With the current social and political environment that we live in—especially post 9/11—it’s pretty easy to jump to conclusions, something that we generally try to avoid, but usually fail miserably at. In the case of Trayvon Martin though, given the evidence of what happened that night—the 911 tapes, the statements of Martin’s girlfriend with whom he was on the phone at the time, statements from witnesses, Martin’s cries for help as heard on several 911 recordings, the surveillance video from the Sanford Police Department that showed no visible signs of injury or of a scuffle and that completely contradict Zimmerman’s claims–it’s difficult to imagine his killer was motivated by anything other than racial stereotypes and hatred. Given that Alawadi was attacked in her home, and that according to the family nothing was missing from the home indicating that burglary was not a motive; that according to her neighbors, friends, and family, Shaima Alawadi was a quiet, unassuming woman who simply went about her business and had no known enemies that wanted to do her harm; that other than the menacing notes from a month prior and left at the scene there doesn’t appear to be any other motive for the attack, it’s difficult to imagine another motivation other than a fear or hatred of Muslims.

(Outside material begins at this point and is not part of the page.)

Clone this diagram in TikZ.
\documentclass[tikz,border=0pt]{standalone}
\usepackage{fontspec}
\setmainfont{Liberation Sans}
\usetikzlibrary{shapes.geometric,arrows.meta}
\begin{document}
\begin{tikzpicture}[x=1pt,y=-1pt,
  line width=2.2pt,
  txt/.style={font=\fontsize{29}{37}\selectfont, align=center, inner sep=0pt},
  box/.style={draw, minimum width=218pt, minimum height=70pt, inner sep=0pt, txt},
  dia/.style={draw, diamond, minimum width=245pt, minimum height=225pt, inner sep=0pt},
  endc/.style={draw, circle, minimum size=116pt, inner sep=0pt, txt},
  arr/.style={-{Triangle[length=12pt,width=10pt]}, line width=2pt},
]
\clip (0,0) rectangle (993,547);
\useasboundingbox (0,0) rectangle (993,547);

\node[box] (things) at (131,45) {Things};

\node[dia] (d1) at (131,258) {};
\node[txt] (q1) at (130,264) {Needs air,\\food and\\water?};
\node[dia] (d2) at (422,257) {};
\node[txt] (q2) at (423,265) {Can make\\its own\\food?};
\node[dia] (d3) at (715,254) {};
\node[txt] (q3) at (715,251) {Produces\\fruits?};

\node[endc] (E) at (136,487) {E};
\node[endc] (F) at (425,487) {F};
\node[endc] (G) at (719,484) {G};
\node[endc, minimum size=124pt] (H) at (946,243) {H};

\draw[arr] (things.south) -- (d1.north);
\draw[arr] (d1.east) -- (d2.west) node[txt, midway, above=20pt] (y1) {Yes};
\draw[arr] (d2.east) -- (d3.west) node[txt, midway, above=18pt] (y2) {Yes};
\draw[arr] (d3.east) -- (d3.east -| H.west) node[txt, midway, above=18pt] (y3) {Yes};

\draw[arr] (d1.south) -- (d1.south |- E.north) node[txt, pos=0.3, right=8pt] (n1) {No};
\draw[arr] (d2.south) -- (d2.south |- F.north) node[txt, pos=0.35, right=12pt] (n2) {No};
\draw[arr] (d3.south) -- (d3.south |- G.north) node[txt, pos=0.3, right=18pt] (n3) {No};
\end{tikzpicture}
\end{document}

The death of Shaima Alawadi is no less outrageous than that of Trayvon Martin. The fact that we know who Trayvon’s killer is and that he’s still walking the streets of Sanford a free man has caused his death to overshadow Shaima’s. The difference is that the attack on Alawadi appears to have been premeditated and deliberate while George Zimmerman’s actions were borne more of opportunity.

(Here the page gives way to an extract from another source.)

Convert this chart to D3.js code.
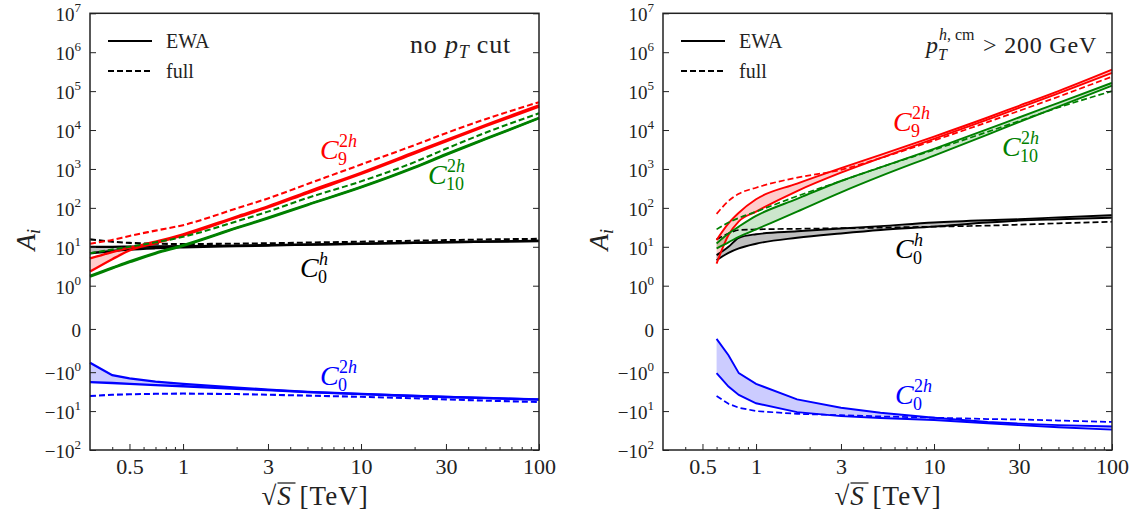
<!DOCTYPE html>
<html>
<head>
<meta charset="utf-8">
<script src="https://cdn.jsdelivr.net/npm/d3@7"></script>
<style>
body { margin: 0; background: #fff; }
svg { display: block; }
text { font-family: "Liberation Serif", "DejaVu Serif", serif; fill: #222; }
</style>
</head>
<body>
<svg id="fig" width="1133" height="516"></svg>
<script>
// ---- data: left panel (no pT cut) ----
const sL = [0.3, 0.4, 0.5, 0.7, 1, 2, 3, 5, 10, 20, 30, 50, 100];
const c9EwaHiL = [5, 7.3, 9.5, 13.5, 21, 60, 110, 260, 800, 2700, 5500, 13500, 43000];
const c9EwaLoL = [2.3, 4.8, 8, 12.3, 19.5, 56, 102, 240, 740, 2500, 5100, 12500, 40000];
const c9FullL = [12, 15, 19, 26, 36, 97, 175, 410, 1300, 4100, 8300, 19000, 52000];
const c10EwaHiL = [1.8, 2.9, 4.2, 7, 11, 31, 56, 122, 345, 1120, 2400, 6000, 20500];
const c10EwaLoL = [1.7, 2.8, 4.0, 6.7, 10.5, 30, 54, 118, 335, 1080, 2300, 5800, 20000];
const c10FullL = [6.8, 8.5, 10, 13, 18, 45, 80, 180, 480, 1500, 3300, 8500, 27000];
const c0hEwaHiL = [10, 10, 10.1, 10.2, 10.4, 10.7, 11, 11.4, 12, 12.7, 13.1, 13.6, 14.2];
const c0hEwaLoL = [6.8, 7.8, 8.5, 9.2, 9.7, 10.4, 10.8, 11.3, 11.9, 12.6, 13, 13.5, 14.1];
const c0hFullL = [15.5, 13.5, 12.6, 12, 11.8, 12, 12.3, 12.8, 13.5, 14.3, 14.8, 15.4, 16];
const c02hEwaHiL = [-0.78, -1.2, -1.45, -1.75, -2.0, -2.5, -2.8, -3.2, -3.6, -4.1, -4.3, -4.6, -5.0];
const c02hEwaLoL = [-1.8, -1.9, -2.0, -2.15, -2.3, -2.7, -2.9, -3.25, -3.65, -4.1, -4.35, -4.65, -5.05];
const c02hFullL = [-4.1, -3.8, -3.7, -3.6, -3.55, -3.65, -3.8, -4.0, -4.3, -4.7, -5.0, -5.4, -5.85];

// ---- data: right panel (pT > 200 GeV) ----
const sR = [0.6, 0.7, 0.8, 1, 1.7, 3, 5, 10, 20, 30, 50, 100];
const c9EwaHiR = [15, 40, 75, 166, 420, 1050, 2300, 6800, 21000, 42000, 100000, 355000];
const c9EwaLoR = [3.7, 20, 45, 80, 270, 800, 1900, 5900, 18500, 37000, 88000, 295000];
const c9FullR = [70, 150, 230, 330, 600, 950, 1900, 5400, 16000, 31000, 72000, 236000];
const c10EwaHiR = [12.2, 22, 33, 62, 170, 490, 1100, 3300, 10500, 21000, 50000, 163000];
const c10EwaLoR = [9.1, 13, 18, 28, 80, 250, 650, 2200, 7600, 16000, 40000, 138000];
const c10FullR = [28, 42, 55, 80, 200, 490, 1100, 3100, 9000, 17000, 38000, 100000];
const c0hEwaHiR = [6.1, 10, 17, 21, 25, 29.5, 34, 42, 48, 51, 57, 65];
const c0hEwaLoR = [4.5, 7, 9.1, 12, 17, 22, 27, 33, 42, 47, 51, 56];
const c0hFullR = [15.5, 22, 27, 28, 29, 30, 31, 33, 35, 37, 40, 44];
const c02hEwaHiR = [-0.23, -0.61, -1.06, -2.0, -5.0, -8.2, -11, -14.8, -19, -21, -23, -25];
const c02hEwaLoR = [-1.06, -2.35, -3.85, -6.3, -10.6, -13.5, -15, -17, -20.5, -23, -26, -30];
const c02hFullR = [-4.1, -6.5, -8.2, -10, -11.8, -12.7, -13.7, -14.8, -16, -16.4, -17.5, -19];

// ---- ticks ----
const xTickVals = [0.5, 1, 3, 10, 30, 100];
const xTickLabels = ["0.5", "1", "3", "10", "30", "100"];
const xMinorVals = [0.4, 0.6, 0.7, 0.8, 0.9, 2, 4, 5, 6, 7, 8, 9, 20, 40, 50, 60, 70, 80, 90];
const yTickVals = [-100, -10, -1, 0, 1, 10, 100, 1e3, 1e4, 1e5, 1e6, 1e7];
const yTickExps = ["2", "1", "0", "", "0", "1", "2", "3", "4", "5", "6", "7"];

const svg = d3.select("#fig");
const serif = '"Liberation Serif", "DejaVu Serif", serif';

// symlog like matplotlib (linthresh 1, linscale 1)
const linAdj = 1 / (1 - 1 / 10);
function symlog(v) {
  const a = Math.abs(v);
  if (a <= 1) return v * linAdj;
  return Math.sign(v) * (linAdj + Math.log10(a));
}

const yTop = 13.3, yBottom = 450;
const yLin = d3.scaleLinear().domain([symlog(-100), symlog(1e7)]).range([yBottom, yTop]);
const yPos = v => yLin(symlog(v));

const red = "#ff0000", green = "#008000", blue = "#0000ff", black = "#000000";

function drawPanel(p) {
  const x = d3.scaleLog().domain([0.3, 100]).range([p.x0, p.x1]);
  const g = svg.append("g");

  // bands and lines
  p.series.forEach(sr => {
    const pts = p.s.map((s, i) => ({ s: s, hi: sr.hi[i], lo: sr.lo[i], full: sr.full[i] }));
    const curve = sr.linear ? d3.curveLinear : d3.curveMonotoneX;
    const area = d3.area().x(d => x(d.s)).y0(d => yPos(d.lo)).y1(d => yPos(d.hi)).curve(curve);
    g.append("path").datum(pts).attr("d", area)
      .attr("fill", sr.color).attr("fill-opacity", sr.fillOp).attr("stroke", "none");
  });
  p.series.forEach(sr => {
    const pts = p.s.map((s, i) => ({ s: s, hi: sr.hi[i], lo: sr.lo[i], full: sr.full[i] }));
    const curve = sr.linear ? d3.curveLinear : d3.curveMonotoneX;
    ["hi", "lo", "full"].forEach(k => {
      const line = d3.line().x(d => x(d.s)).y(d => yPos(d[k])).curve(curve);
      g.append("path").datum(pts).attr("d", line)
        .attr("fill", "none").attr("stroke", sr.color)
        .attr("stroke-width", k === "full" ? p.lw * 0.9 : p.lw)
        .attr("stroke-dasharray", k === "full" ? "6,3" : null);
    });
  });

  // frame
  g.append("rect").attr("x", p.x0).attr("y", yTop).attr("width", p.x1 - p.x0).attr("height", yBottom - yTop)
    .attr("fill", "none").attr("stroke", "#222").attr("stroke-width", 1.5);

  // x axis
  const gx = g.append("g").attr("transform", `translate(0,${yBottom})`)
    .call(d3.axisBottom(x).tickValues(xTickVals).tickSize(-6).tickPadding(8)
      .tickFormat((d, i) => xTickLabels[i]));
  gx.attr("font-family", serif);
  gx.select(".domain").remove();
  gx.selectAll("text").attr("font-size", 22).attr("fill", "#222");
  const gxm = g.append("g").attr("transform", `translate(0,${yBottom})`)
    .call(d3.axisBottom(x).tickValues(xMinorVals).tickSize(-3).tickFormat(""));
  gxm.select(".domain").remove();

  // y axis (left, labelled) and right ticks
  const gy = g.append("g").attr("transform", `translate(${p.x0},0)`)
    .call(d3.axisLeft(yLin).tickValues(yTickVals.map(symlog)).tickSize(-6).tickPadding(9).tickFormat(""));
  gy.attr("font-family", serif);
  gy.select(".domain").remove();
  gy.selectAll(".tick text").each(function (d, i) {
    const t = d3.select(this).attr("font-size", 19).attr("fill", "#222").attr("dy", "0.4em");
    const v = yTickVals[i];
    if (v === 0) { t.text("0"); return; }
    t.append("tspan").text((v < 0 ? "\u2212" : "") + "10");
    t.append("tspan").attr("dy", -9).attr("font-size", 13).text(yTickExps[i]);
  });
  const gyr = g.append("g").attr("transform", `translate(${p.x1},0)`)
    .call(d3.axisRight(yLin).tickValues(yTickVals.map(symlog)).tickSize(-6).tickFormat(""));
  gyr.select(".domain").remove();
  g.selectAll(".tick line").attr("stroke", "#222");

  // axis titles
  const ya = g.append("text").attr("transform", `translate(${p.x0 - 55},${(yTop + yBottom) / 2 + 8}) rotate(-90)`)
    .attr("font-size", 27).attr("text-anchor", "middle");
  ya.append("tspan").attr("font-style", "italic").text("A");
  ya.append("tspan").attr("font-style", "italic").attr("font-size", 18).attr("dy", 5).text("i");

  const cx = (p.x0 + p.x1) / 2;
  const xa = g.append("text").attr("x", cx - 53).attr("y", 505).attr("font-size", 27)
    .attr("letter-spacing", 1);
  xa.append("tspan").text("\u221A");
  xa.append("tspan").attr("font-style", "italic").text("S");
  xa.append("tspan").text(" [TeV]");
  g.append("line").attr("x1", cx - 37).attr("x2", cx - 19).attr("y1", 483).attr("y2", 483)
    .attr("stroke", "#222").attr("stroke-width", 1.3);

  // legend
  const lx = p.x0 + 18;
  [["EWA", null, 41], ["full", "6,3", 71]].forEach(r => {
    g.append("line").attr("x1", lx).attr("x2", lx + 44).attr("y1", r[2]).attr("y2", r[2])
      .attr("stroke", black).attr("stroke-width", 2).attr("stroke-dasharray", r[1]);
    g.append("text").attr("x", lx + 58).attr("y", r[2] + 7).attr("font-size", 20).text(r[0]);
  });

  // curve labels
  p.labels.forEach(l => {
    g.append("text").attr("x", l.x).attr("y", l.y).attr("font-size", 28)
      .attr("font-style", "italic").style("fill", l.color).text("C");
    const sup = g.append("text").attr("x", l.x + 19).attr("y", l.y - 12).attr("font-size", 18).style("fill", l.color);
    if (l.sup === "2h") {
      sup.append("tspan").text("2");
      sup.append("tspan").attr("font-style", "italic").text("h");
    } else {
      sup.append("tspan").attr("font-style", "italic").text("h");
    }
    g.append("text").attr("x", l.x + 18).attr("y", l.y + 6).attr("font-size", 18)
      .style("fill", l.color).text(l.sub);
  });
}

drawPanel({
  x0: 90, x1: 539, s: sL, lw: 2.3,
  series: [
    { color: black, fillOp: 0.25, hi: c0hEwaHiL, lo: c0hEwaLoL, full: c0hFullL },
    { color: blue, fillOp: 0.2, hi: c02hEwaHiL, lo: c02hEwaLoL, full: c02hFullL, linear: true },
    { color: red, fillOp: 0.2, hi: c9EwaHiL, lo: c9EwaLoL, full: c9FullL },
    { color: green, fillOp: 0.2, hi: c10EwaHiL, lo: c10EwaLoL, full: c10FullL }
  ],
  labels: [
    { x: 320, y: 159, color: red, sup: "2h", sub: "9" },
    { x: 428, y: 184, color: green, sup: "2h", sub: "10" },
    { x: 300, y: 277, color: black, sup: "h", sub: "0" },
    { x: 320, y: 385, color: blue, sup: "2h", sub: "0" }
  ]
});

drawPanel({
  x0: 663, x1: 1112, s: sR, lw: 1.9,
  series: [
    { color: black, fillOp: 0.25, hi: c0hEwaHiR, lo: c0hEwaLoR, full: c0hFullR },
    { color: blue, fillOp: 0.2, hi: c02hEwaHiR, lo: c02hEwaLoR, full: c02hFullR, linear: true },
    { color: red, fillOp: 0.2, hi: c9EwaHiR, lo: c9EwaLoR, full: c9FullR },
    { color: green, fillOp: 0.2, hi: c10EwaHiR, lo: c10EwaLoR, full: c10FullR }
  ],
  labels: [
    { x: 893, y: 131, color: red, sup: "2h", sub: "9" },
    { x: 1002, y: 156, color: green, sup: "2h", sub: "10" },
    { x: 895, y: 258, color: black, sup: "h", sub: "0" },
    { x: 895, y: 404, color: blue, sup: "2h", sub: "0" }
  ]
});

// panel annotations
const t1 = svg.append("text").attr("x", 410).attr("y", 53).attr("font-size", 26).attr("letter-spacing", 0.8);
t1.append("tspan").text("no ");
t1.append("tspan").attr("font-style", "italic").text("p");
t1.append("tspan").attr("font-style", "italic").attr("font-size", 18).attr("dy", 5).text("T");
t1.append("tspan").attr("dy", -5).text(" cut");

const t2 = svg.append("text").attr("x", 926).attr("y", 53).attr("font-size", 24);
t2.append("tspan").attr("font-style", "italic").text("p");
svg.append("text").attr("x", 938).attr("y", 60).attr("font-size", 16).attr("font-style", "italic").text("T");
const t2s = svg.append("text").attr("x", 939).attr("y", 40).attr("font-size", 16);
t2s.append("tspan").attr("font-style", "italic").text("h");
t2s.append("tspan").text(", cm");
svg.append("text").attr("x", 983).attr("y", 53).attr("font-size", 24).attr("letter-spacing", 0.8).text("> 200 GeV");
</script>
</body>
</html>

The fact that George Zimmerman is still a free man is a grave injustice. He should be in jail, charged with a crime and awaiting trial. But if the facts as we know them hold up (and they might not, we just don’t know yet until the police complete their investigation) the death of Shaima Alawadi is even an even more egregious affront to American society and the American way of life. If, as we suspect, she was attacked merely because of her religious and cultural background, it is a dire indication of the breakdown in social mores in our country, but even worse, within the San Diego community.
One can’t help but wonder if the overheated rhetoric in our politics is at least partially to blame for either of these tragedies. And if so, what’s it going to take to put an end to it?
The feds are opening their own investigation into Trayvon Martin’s killing:
FBI questions people in Trayvon Martin case, begins ‘parallel investigation’
Still nothing new on Shaima Alawadi’s murder. Hopefully they’ll find something there soon.
Speaking as a lawyer, most states do not have time limits – statutes of limitations – on murder.
eh, i’ve keptm y mouth shut about the el cajon killing… something didn’t feel right. and the fact that the iraqi community wanted to ‘wait’ for more data…now the cops are saying ‘wait a minute’, something else is going on here. (NBC News story)
There’s absolutely nothing new in this report that hasn’t been out there already.